**TASK BRIEF:** Your task is to quote the material that follows, in full and exactly.

**RAW DATA:**

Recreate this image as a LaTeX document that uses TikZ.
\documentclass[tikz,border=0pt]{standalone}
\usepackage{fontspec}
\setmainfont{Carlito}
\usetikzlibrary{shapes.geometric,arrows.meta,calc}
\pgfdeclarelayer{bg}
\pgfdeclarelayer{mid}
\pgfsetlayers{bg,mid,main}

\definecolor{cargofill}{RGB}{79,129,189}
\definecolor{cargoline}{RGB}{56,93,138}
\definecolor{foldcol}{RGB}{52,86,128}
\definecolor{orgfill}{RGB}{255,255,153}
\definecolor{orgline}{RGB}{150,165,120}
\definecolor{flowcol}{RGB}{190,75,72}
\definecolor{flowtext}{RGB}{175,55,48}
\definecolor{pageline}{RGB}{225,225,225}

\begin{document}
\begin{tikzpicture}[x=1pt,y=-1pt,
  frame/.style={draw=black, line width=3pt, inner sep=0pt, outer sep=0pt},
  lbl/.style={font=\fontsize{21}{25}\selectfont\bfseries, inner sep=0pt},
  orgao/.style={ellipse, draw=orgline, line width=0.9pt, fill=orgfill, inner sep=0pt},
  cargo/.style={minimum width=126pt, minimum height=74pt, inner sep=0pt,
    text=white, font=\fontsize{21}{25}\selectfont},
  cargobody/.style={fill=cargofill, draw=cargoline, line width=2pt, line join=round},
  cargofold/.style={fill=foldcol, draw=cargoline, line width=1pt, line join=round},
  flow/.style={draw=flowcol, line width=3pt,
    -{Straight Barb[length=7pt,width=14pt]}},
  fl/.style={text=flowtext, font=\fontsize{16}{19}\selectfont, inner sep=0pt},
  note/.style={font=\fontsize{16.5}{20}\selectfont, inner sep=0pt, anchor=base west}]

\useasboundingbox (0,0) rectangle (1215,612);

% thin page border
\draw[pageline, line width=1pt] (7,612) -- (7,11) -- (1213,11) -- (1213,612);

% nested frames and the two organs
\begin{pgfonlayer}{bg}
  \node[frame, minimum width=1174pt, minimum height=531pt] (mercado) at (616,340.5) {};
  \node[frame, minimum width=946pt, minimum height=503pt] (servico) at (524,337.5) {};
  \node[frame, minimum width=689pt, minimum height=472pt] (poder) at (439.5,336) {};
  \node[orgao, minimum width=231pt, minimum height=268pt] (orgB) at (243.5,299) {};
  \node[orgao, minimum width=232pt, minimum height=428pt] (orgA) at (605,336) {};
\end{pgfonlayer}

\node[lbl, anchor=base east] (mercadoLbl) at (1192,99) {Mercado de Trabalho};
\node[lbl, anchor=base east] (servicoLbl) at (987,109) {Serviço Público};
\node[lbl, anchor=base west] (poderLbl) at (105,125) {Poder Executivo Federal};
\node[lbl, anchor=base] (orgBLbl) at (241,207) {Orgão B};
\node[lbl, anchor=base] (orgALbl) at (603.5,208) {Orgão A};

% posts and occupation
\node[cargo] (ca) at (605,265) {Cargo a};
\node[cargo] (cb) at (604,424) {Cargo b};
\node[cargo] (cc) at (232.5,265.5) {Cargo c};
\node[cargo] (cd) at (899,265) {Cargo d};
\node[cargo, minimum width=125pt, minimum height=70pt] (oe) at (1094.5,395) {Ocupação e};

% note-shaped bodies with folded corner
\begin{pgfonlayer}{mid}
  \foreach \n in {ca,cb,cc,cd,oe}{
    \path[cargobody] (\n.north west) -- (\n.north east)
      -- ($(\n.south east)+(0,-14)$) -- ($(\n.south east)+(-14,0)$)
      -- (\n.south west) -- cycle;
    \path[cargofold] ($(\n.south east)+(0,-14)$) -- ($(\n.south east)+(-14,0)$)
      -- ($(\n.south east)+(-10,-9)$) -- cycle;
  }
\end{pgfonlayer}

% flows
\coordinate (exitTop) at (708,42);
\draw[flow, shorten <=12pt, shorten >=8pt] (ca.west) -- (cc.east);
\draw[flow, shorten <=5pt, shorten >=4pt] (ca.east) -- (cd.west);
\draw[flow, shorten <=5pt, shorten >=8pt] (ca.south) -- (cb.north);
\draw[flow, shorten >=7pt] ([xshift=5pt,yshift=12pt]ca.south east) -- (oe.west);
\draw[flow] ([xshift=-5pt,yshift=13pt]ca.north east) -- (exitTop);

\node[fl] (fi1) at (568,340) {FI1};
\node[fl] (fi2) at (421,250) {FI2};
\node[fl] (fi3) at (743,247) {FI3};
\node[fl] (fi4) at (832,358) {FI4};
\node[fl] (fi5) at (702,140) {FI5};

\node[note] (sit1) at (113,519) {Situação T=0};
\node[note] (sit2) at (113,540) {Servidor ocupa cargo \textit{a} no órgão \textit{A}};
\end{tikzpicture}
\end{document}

**FINAL RESULT:**
Recreate this image as a LaTeX document that uses TikZ.
\documentclass[tikz,border=0pt]{standalone}
\usepackage{fontspec}
\setmainfont{Carlito}
\usetikzlibrary{shapes.geometric,arrows.meta,calc}
\pgfdeclarelayer{bg}
\pgfdeclarelayer{mid}
\pgfsetlayers{bg,mid,main}

\definecolor{cargofill}{RGB}{79,129,189}
\definecolor{cargoline}{RGB}{56,93,138}
\definecolor{foldcol}{RGB}{52,86,128}
\definecolor{orgfill}{RGB}{255,255,153}
\definecolor{orgline}{RGB}{150,165,120}
\definecolor{flowcol}{RGB}{190,75,72}
\definecolor{flowtext}{RGB}{175,55,48}
\definecolor{pageline}{RGB}{225,225,225}

\begin{document}
\begin{tikzpicture}[x=1pt,y=-1pt,
  frame/.style={draw=black, line width=3pt, inner sep=0pt, outer sep=0pt},
  lbl/.style={font=\fontsize{21}{25}\selectfont\bfseries, inner sep=0pt},
  orgao/.style={ellipse, draw=orgline, line width=0.9pt, fill=orgfill, inner sep=0pt},
  cargo/.style={minimum width=126pt, minimum height=74pt, inner sep=0pt,
    text=white, font=\fontsize{21}{25}\selectfont},
  cargobody/.style={fill=cargofill, draw=cargoline, line width=2pt, line join=round},
  cargofold/.style={fill=foldcol, draw=cargoline, line width=1pt, line join=round},
  flow/.style={draw=flowcol, line width=3pt,
    -{Straight Barb[length=7pt,width=14pt]}},
  fl/.style={text=flowtext, font=\fontsize{16}{19}\selectfont, inner sep=0pt},
  note/.style={font=\fontsize{16.5}{20}\selectfont, inner sep=0pt, anchor=base west}]

\useasboundingbox (0,0) rectangle (1215,612);

% thin page border
\draw[pageline, line width=1pt] (7,612) -- (7,11) -- (1213,11) -- (1213,612);

% nested frames and the two organs
\begin{pgfonlayer}{bg}
  \node[frame, minimum width=1174pt, minimum height=531pt] (mercado) at (616,340.5) {};
  \node[frame, minimum width=946pt, minimum height=503pt] (servico) at (524,337.5) {};
  \node[frame, minimum width=689pt, minimum height=472pt] (poder) at (439.5,336) {};
  \node[orgao, minimum width=231pt, minimum height=268pt] (orgB) at (243.5,299) {};
  \node[orgao, minimum width=232pt, minimum height=428pt] (orgA) at (605,336) {};
\end{pgfonlayer}

\node[lbl, anchor=base east] (mercadoLbl) at (1192,99) {Mercado de Trabalho};
\node[lbl, anchor=base east] (servicoLbl) at (987,109) {Serviço Público};
\node[lbl, anchor=base west] (poderLbl) at (105,125) {Poder Executivo Federal};
\node[lbl, anchor=base] (orgBLbl) at (241,207) {Orgão B};
\node[lbl, anchor=base] (orgALbl) at (603.5,208) {Orgão A};

% posts and occupation
\node[cargo] (ca) at (605,265) {Cargo a};
\node[cargo] (cb) at (604,424) {Cargo b};
\node[cargo] (cc) at (232.5,265.5) {Cargo c};
\node[cargo] (cd) at (899,265) {Cargo d};
\node[cargo, minimum width=125pt, minimum height=70pt] (oe) at (1094.5,395) {Ocupação e};

% note-shaped bodies with folded corner
\begin{pgfonlayer}{mid}
  \foreach \n in {ca,cb,cc,cd,oe}{
    \path[cargobody] (\n.north west) -- (\n.north east)
      -- ($(\n.south east)+(0,-14)$) -- ($(\n.south east)+(-14,0)$)
      -- (\n.south west) -- cycle;
    \path[cargofold] ($(\n.south east)+(0,-14)$) -- ($(\n.south east)+(-14,0)$)
      -- ($(\n.south east)+(-10,-9)$) -- cycle;
  }
\end{pgfonlayer}

% flows
\coordinate (exitTop) at (708,42);
\draw[flow, shorten <=12pt, shorten >=8pt] (ca.west) -- (cc.east);
\draw[flow, shorten <=5pt, shorten >=4pt] (ca.east) -- (cd.west);
\draw[flow, shorten <=5pt, shorten >=8pt] (ca.south) -- (cb.north);
\draw[flow, shorten >=7pt] ([xshift=5pt,yshift=12pt]ca.south east) -- (oe.west);
\draw[flow] ([xshift=-5pt,yshift=13pt]ca.north east) -- (exitTop);

\node[fl] (fi1) at (568,340) {FI1};
\node[fl] (fi2) at (421,250) {FI2};
\node[fl] (fi3) at (743,247) {FI3};
\node[fl] (fi4) at (832,358) {FI4};
\node[fl] (fi5) at (702,140) {FI5};

\node[note] (sit1) at (113,519) {Situação T=0};
\node[note] (sit2) at (113,540) {Servidor ocupa cargo \textit{a} no órgão \textit{A}};
\end{tikzpicture}
\end{document}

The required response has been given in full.